Outre les reporters et les médecins, la liberté et le commerce, l’art et la pensée, tout est ou se veut désormais « sans frontières ». L’Union européenne est à cet égard un ensemble politique original – bien qu’elle délègue encore aux États membres la garde un peu honteuse des frontières extérieures. Pour le reste, le mot d’ordre est : no limits.
Quand l’hypertexte pulvérise les frontières de l’écrit, comment discerner encore l’œuvre originale de la copie ou du plagiat ? De même pour les œuvres d’art qui tendent à inclure le public dans leurs installations. Tombeau de l’auteur et de ses droits (d’auteur) qui annonce peut-être la dissolution du sujet et de ses droits (de l’homme). De la même façon, les communautés se métissent, les institutions – de l’entreprise à la famille en passant par les gouvernements d’ouverture – se déstructurent en réseaux.
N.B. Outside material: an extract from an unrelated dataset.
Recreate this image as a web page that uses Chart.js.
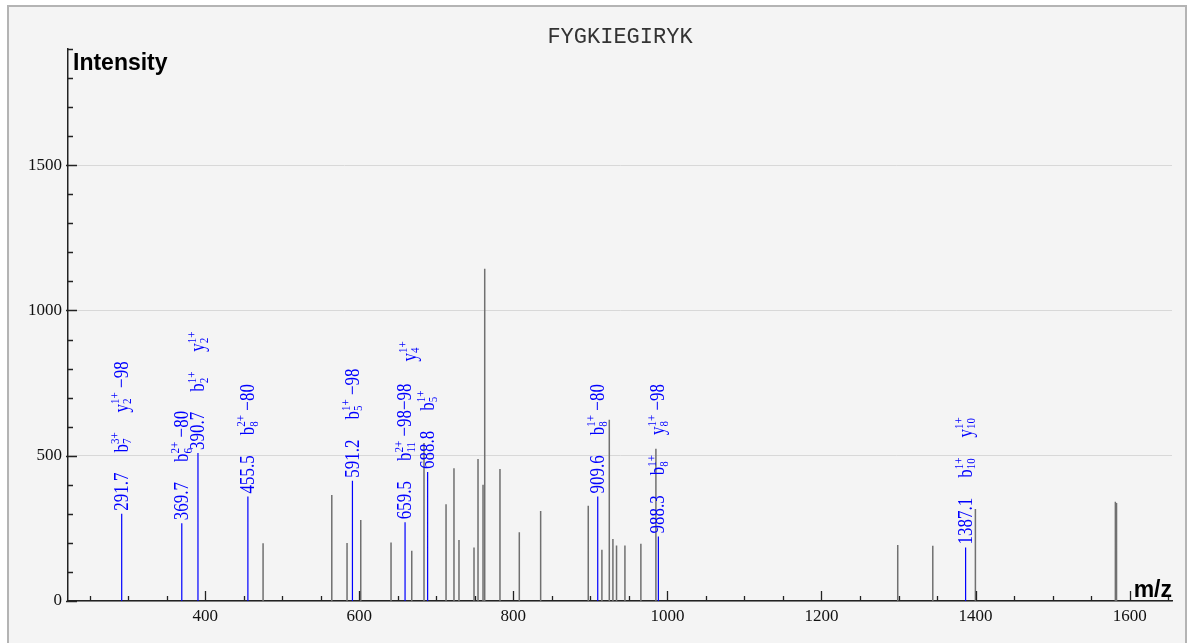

Plus de limites entre les âges de la vie (adulescents, de la puberté à la retraite), le travail et le loisir, la présence et l’absence. Abolies les distinctions entre le public et le privé, le normal et le pathologique, le mécanique et le vivant, la guerre et la paix, la réalité et la fiction, l’info et l’intox, le spectacle et le spectacle. Et tandis que s’estompe la différenciation sexuelle, le génie génétique entreprend de lever la barrière des espèces. Seule subsiste encore – pour combien de temps ? – une frontière déjà incertaine entre la vie et la mort [2].
« Je » sans frontières
Mais comment l’animal arpenteur, grand producteur de formes devant l’Eternel qui le forma lui-même à son image, en vient-il à ressentir comme une oppression ou un défi, non seulement toute limite extérieure mais aussi bien ce corps qui lui assigne des bornes dans l’espace et le temps ? Serait-ce le destin de Narcisse après la traversée du miroir où se dispersent ses reflets ? Ou bien l’effet d’une aliénation par les dispositifs qui nous enjoignent sans cesse de nous dépasser pour atteindre des objectifs (les nôtres ? les leurs ?) toujours repoussés : consommation sans limites, innovation sans borne, argent sans fin…
Des dispositifs dont on ne sait plus très bien du reste s’ils nous cernent où s’ils nous hantent, faute de pouvoir tracer la frontière entre moi et ce qui n’est pas moi.